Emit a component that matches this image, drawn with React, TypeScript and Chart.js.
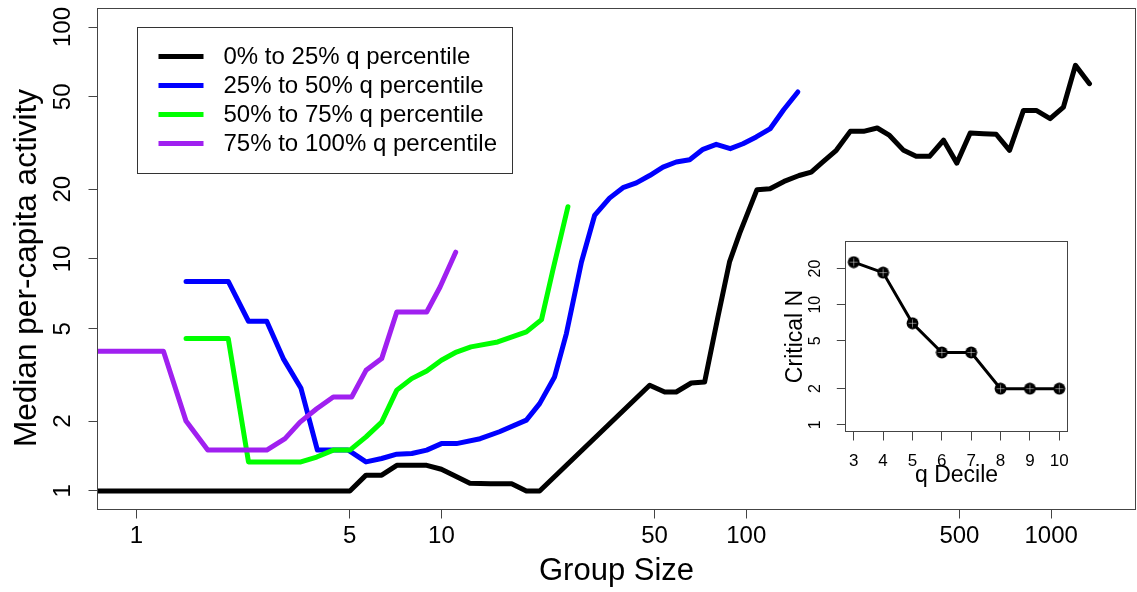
import React, { useEffect, useRef } from 'react';
import { Chart, registerables } from 'chart.js';

Chart.register(...registerables);

const FONT = "'Liberation Sans', Arial, Helvetica, sans-serif";
const AXIS = '#444444';

// ---------- main chart data ----------
const seriesLabels = [
  '0% to 25% q percentile',
  '25% to 50% q percentile',
  '50% to 75% q percentile',
  '75% to 100% q percentile',
];
const seriesColors = ['#000000', '#0000FF', '#00FF00', '#A020F0'];

const q0to25X = [0.75, 5.01, 5.66, 6.37, 7.14, 8.0, 8.95, 10.0, 10.97, 12.4, 14.5, 17.0, 19.0, 21.0, 48.2, 54.0, 58.9, 66.0, 73.0, 80.7, 88.1, 95.1, 108.4, 119.6, 133, 149, 163.3, 178.3, 197.3, 219.3, 242.4, 268.8, 295, 328, 360.6, 399, 443.6, 490.3, 542.5, 600, 660, 730, 811, 893, 992, 1097, 1201, 1335];
const q0to25Y = [1, 1, 1.17, 1.17, 1.29, 1.29, 1.29, 1.24, 1.17, 1.08, 1.075, 1.075, 1.0, 1.0, 2.855, 2.67, 2.67, 2.92, 2.95, 5.62, 9.71, 12.9, 19.9, 20.1, 21.6, 22.9, 23.7, 26.2, 29.4, 35.5, 35.5, 36.7, 34.1, 29.4, 27.7, 27.7, 32.5, 25.9, 34.9, 34.7, 34.5, 29.4, 43.7, 43.7, 40.3, 45.2, 68.4, 57.0];

const q25to50X = [1.454, 2.0, 2.33, 2.674, 3.03, 3.46, 3.92, 4.95, 5.66, 6.37, 7.14, 8.0, 8.95, 10.0, 11.2, 13.4, 15.5, 19.0, 21.0, 23.5, 25.7, 28.8, 31.8, 35.6, 39.4, 43.6, 48.2, 53.3, 58.9, 65.2, 72.1, 79.7, 88.6, 97.5, 107.8, 119.9, 132.6, 147.6];
const q25to50Y = [8.0, 8.0, 5.39, 5.39, 3.72, 2.78, 1.5, 1.5, 1.334, 1.38, 1.44, 1.45, 1.5, 1.6, 1.6, 1.68, 1.8, 2.02, 2.38, 3.1, 4.77, 9.71, 15.4, 18.3, 20.3, 21.3, 22.9, 24.9, 26.2, 26.8, 29.7, 31.2, 29.9, 31.4, 33.6, 36.5, 44.0, 52.5];

const q50to75X = [1.454, 2.0, 2.33, 3.46, 3.9, 4.42, 5.01, 5.66, 6.37, 7.14, 7.99, 8.95, 10.0, 11.2, 12.5, 15.3, 19.0, 21.3, 23.2, 26.0];
const q50to75Y = [4.54, 4.54, 1.334, 1.334, 1.4, 1.5, 1.5, 1.71, 1.98, 2.72, 3.05, 3.29, 3.66, 3.97, 4.18, 4.39, 4.85, 5.48, 8.94, 16.8];

const q75to100X = [0.75, 1.226, 1.454, 1.713, 2.674, 3.07, 3.44, 3.9, 4.42, 5.08, 5.66, 6.37, 7.14, 8.95, 9.9, 11.14];
const q75to100Y = [4.0, 4.0, 2.0, 1.5, 1.5, 1.68, 1.98, 2.26, 2.54, 2.54, 3.31, 3.72, 5.91, 5.91, 7.57, 10.7];

const xTicks = [1, 5, 10, 50, 100, 500, 1000];
const yTicks = [1, 2, 5, 10, 20, 50, 100];
const X_MIN = 0.745;
const X_MAX = 1890;
const Y_MIN = 0.8318;
const Y_MAX = 120.2;
const Y_TITLE = 'Median per-capita activity';

// ---------- inset data ----------
const insetDeciles = [3, 4, 5, 6, 7, 8, 9, 10];
const insetCriticalN = [22.6, 18.5, 7, 4, 4, 2, 2, 2];
const insetYTicks = [1, 2, 5, 10, 20];
const INSET_X_MIN = 2.72;
const INSET_X_MAX = 10.28;
const INSET_Y_MIN = 0.879;
const INSET_Y_MAX = 33.6;

const seriesX = [q0to25X, q25to50X, q50to75X, q75to100X];
const seriesY = [q0to25Y, q25to50Y, q50to75Y, q75to100Y];

const zeroPad = (s: any) => {
  s.paddingLeft = 0;
  s.paddingRight = 0;
  s.paddingTop = 0;
  s.paddingBottom = 0;
};

const framePlugin = {
  id: 'rFrame',
  afterDatasetsDraw(chart: any) {
    const { ctx, chartArea } = chart;
    ctx.save();
    ctx.strokeStyle = AXIS;
    ctx.lineWidth = 1;
    ctx.strokeRect(chartArea.left, chartArea.top, chartArea.right - chartArea.left, chartArea.bottom - chartArea.top);
    ctx.restore();
  },
};

// y-axis title placed like R's mtext (slightly below the plot-region centre)
const yTitlePlugin = {
  id: 'rYTitle',
  afterDraw(chart: any) {
    const { ctx, chartArea } = chart;
    ctx.save();
    ctx.translate(chartArea.left - 62, (chartArea.top + chartArea.bottom) / 2 + 9);
    ctx.rotate(-Math.PI / 2);
    ctx.font = `31.6px ${FONT}`;
    ctx.fillStyle = '#000000';
    ctx.textAlign = 'center';
    ctx.textBaseline = 'alphabetic';
    ctx.fillText(Y_TITLE, 0, 0);
    ctx.restore();
  },
};

const legendPlugin = {
  id: 'rLegend',
  afterDraw(chart: any) {
    const { ctx, chartArea } = chart;
    const x0 = Math.round(chartArea.left + 39) + 0.5;
    const y0 = Math.round(chartArea.top + 18) + 0.5;
    const w = 375;
    const h = 146;
    ctx.save();
    ctx.strokeStyle = '#333333';
    ctx.lineWidth = 1;
    ctx.strokeRect(x0, y0, w, h);
    ctx.font = `24px ${FONT}`;
    ctx.textBaseline = 'middle';
    ctx.textAlign = 'left';
    chart.data.datasets.forEach((ds: any, i: number) => {
      const y = y0 + 29 + i * 29;
      ctx.strokeStyle = ds.borderColor;
      ctx.lineWidth = 5;
      ctx.lineCap = 'butt';
      ctx.beginPath();
      ctx.moveTo(x0 + 21, y);
      ctx.lineTo(x0 + 66, y);
      ctx.stroke();
      ctx.fillStyle = '#000000';
      ctx.fillText(ds.label, x0 + 86, y + 0.5);
    });
    ctx.restore();
  },
};

function makeMarker(): HTMLCanvasElement {
  const c = document.createElement('canvas');
  c.width = 13;
  c.height = 13;
  const g = c.getContext('2d')!;
  g.beginPath();
  g.arc(6.5, 6.5, 5.9, 0, Math.PI * 2);
  g.fillStyle = '#000000';
  g.fill();
  g.strokeStyle = 'rgba(255,255,255,0.45)';
  g.lineWidth = 1;
  g.beginPath();
  g.moveTo(6.5, 2.5);
  g.lineTo(6.5, 10.5);
  g.moveTo(2.5, 6.5);
  g.lineTo(10.5, 6.5);
  g.stroke();
  return c;
}

export default function App() {
  const mainRef = useRef<HTMLCanvasElement>(null);
  const insetRef = useRef<HTMLCanvasElement>(null);

  useEffect(() => {
    const datasets = seriesLabels.map((label, i) => ({
      label,
      data: seriesX[i].map((x, j) => ({ x, y: seriesY[i][j] })),
      borderColor: seriesColors[i],
      backgroundColor: seriesColors[i],
      borderWidth: 5,
      pointRadius: 0,
      tension: 0,
      fill: false,
      clip: 0,
      order: seriesLabels.length - 1 - i,
      borderCapStyle: 'round',
      borderJoinStyle: 'round',
    }));

    const main = new Chart(mainRef.current!, {
      type: 'line',
      data: { datasets } as any,
      options: {
        animation: false,
        responsive: false,
        maintainAspectRatio: false,
        events: [],
        layout: { padding: { left: 0, top: 8.5, right: 1.5, bottom: 0 } },
        scales: {
          x: {
            type: 'logarithmic',
            bounds: 'data',
            min: X_MIN,
            max: X_MAX,
            afterBuildTicks: (s: any) => {
              s.ticks = xTicks.map((v) => ({ value: v }));
            },
            afterFit: (s: any) => {
              s.height = 82.5;
              zeroPad(s);
            },
            ticks: {
              autoSkip: false,
              maxRotation: 0,
              minRotation: 0,
              padding: 3.8,
              color: '#000000',
              font: { family: FONT, size: 24 },
              callback: (v: any) => String(v),
            },
            grid: { display: true, drawOnChartArea: false, drawTicks: true, tickLength: 9, color: AXIS, lineWidth: 1 },
            border: { display: false },
            title: {
              display: true,
              text: 'Group Size',
              color: '#000000',
              font: { family: FONT, size: 31 },
              padding: { top: 0, bottom: 2.4 },
            },
          },
          y: {
            type: 'logarithmic',
            bounds: 'data',
            min: Y_MIN,
            max: Y_MAX,
            afterBuildTicks: (s: any) => {
              s.ticks = yTicks.map((v) => ({ value: v }));
            },
            afterFit: (s: any) => {
              s.width = 97.5;
              zeroPad(s);
            },
            ticks: {
              autoSkip: false,
              minRotation: 90,
              maxRotation: 90,
              crossAlign: 'center',
              padding: 4.8,
              color: '#000000',
              font: { family: FONT, size: 24 },
              callback: (v: any) => String(v),
            },
            grid: { display: true, drawOnChartArea: false, drawTicks: true, tickLength: 9, color: AXIS, lineWidth: 1 },
            border: { display: false },
            title: { display: false },
          },
        },
        plugins: {
          legend: { display: false },
          tooltip: { enabled: false },
        },
      } as any,
      plugins: [framePlugin, yTitlePlugin, legendPlugin],
    });

    const marker = makeMarker();
    const inset = new Chart(insetRef.current!, {
      type: 'line',
      data: {
        datasets: [
          {
            label: 'Critical N',
            data: insetDeciles.map((x, i) => ({ x, y: insetCriticalN[i] })),
            borderColor: '#000000',
            backgroundColor: '#000000',
            borderWidth: 3,
            pointStyle: marker,
            pointRadius: 6,
            tension: 0,
            fill: false,
          },
        ],
      } as any,
      options: {
        animation: false,
        responsive: false,
        maintainAspectRatio: false,
        events: [],
        layout: { padding: { left: 0, top: 11.5, right: 12.5, bottom: 0 } },
        scales: {
          x: {
            type: 'linear',
            bounds: 'data',
            min: INSET_X_MIN,
            max: INSET_X_MAX,
            afterBuildTicks: (s: any) => {
              s.ticks = insetDeciles.map((v) => ({ value: v }));
            },
            afterFit: (s: any) => {
              s.height = 68.5;
              zeroPad(s);
            },
            ticks: {
              autoSkip: false,
              maxRotation: 0,
              minRotation: 0,
              padding: 10.7,
              color: '#000000',
              font: { family: FONT, size: 17 },
              callback: (v: any) => String(v),
            },
            grid: { display: true, drawOnChartArea: false, drawTicks: true, tickLength: 9, color: AXIS, lineWidth: 1 },
            border: { display: false },
            title: {
              display: true,
              text: 'q Decile',
              color: '#000000',
              font: { family: FONT, size: 23 },
              padding: { top: 0, bottom: 10.9 },
            },
          },
          y: {
            type: 'logarithmic',
            bounds: 'data',
            min: INSET_Y_MIN,
            max: INSET_Y_MAX,
            afterBuildTicks: (s: any) => {
              s.ticks = insetYTicks.map((v) => ({ value: v }));
            },
            afterFit: (s: any) => {
              s.width = 105.5;
              zeroPad(s);
            },
            ticks: {
              autoSkip: false,
              minRotation: 90,
              maxRotation: 90,
              crossAlign: 'center',
              padding: 12.2,
              color: '#000000',
              font: { family: FONT, size: 16 },
              callback: (v: any) => String(v),
            },
            grid: { display: true, drawOnChartArea: false, drawTicks: true, tickLength: 8.7, color: AXIS, lineWidth: 1 },
            border: { display: false },
            title: {
              display: true,
              text: 'Critical N',
              color: '#000000',
              font: { family: FONT, size: 23 },
              padding: { top: 41.5, bottom: 0 },
            },
          },
        },
        plugins: {
          legend: { display: false },
          tooltip: { enabled: false },
        },
      } as any,
      plugins: [framePlugin],
    });

    return () => {
      main.destroy();
      inset.destroy();
    };
  }, []);

  return (
    <div style={{ position: 'absolute', left: 0, top: 0, width: 1137, height: 592, background: '#ffffff' }}>
      <canvas
        ref={mainRef}
        width={1137}
        height={592}
        style={{ position: 'absolute', left: 0, top: 0, width: 1137, height: 592 }}
      />
      <canvas
        ref={insetRef}
        width={340}
        height={270}
        style={{ position: 'absolute', left: 740, top: 230, width: 340, height: 270 }}
      />
    </div>
  );
}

What needs to be done
Transcribe exactly, with no pictures, the lines running from the first line of the material through the line holding "const AXIS = '#444444';".

The result
Emit a component that matches this image, drawn with React, TypeScript and Chart.js.
import React, { useEffect, useRef } from 'react';
import { Chart, registerables } from 'chart.js';

Chart.register(...registerables);

const FONT = "'Liberation Sans', Arial, Helvetica, sans-serif";
const AXIS = '#444444';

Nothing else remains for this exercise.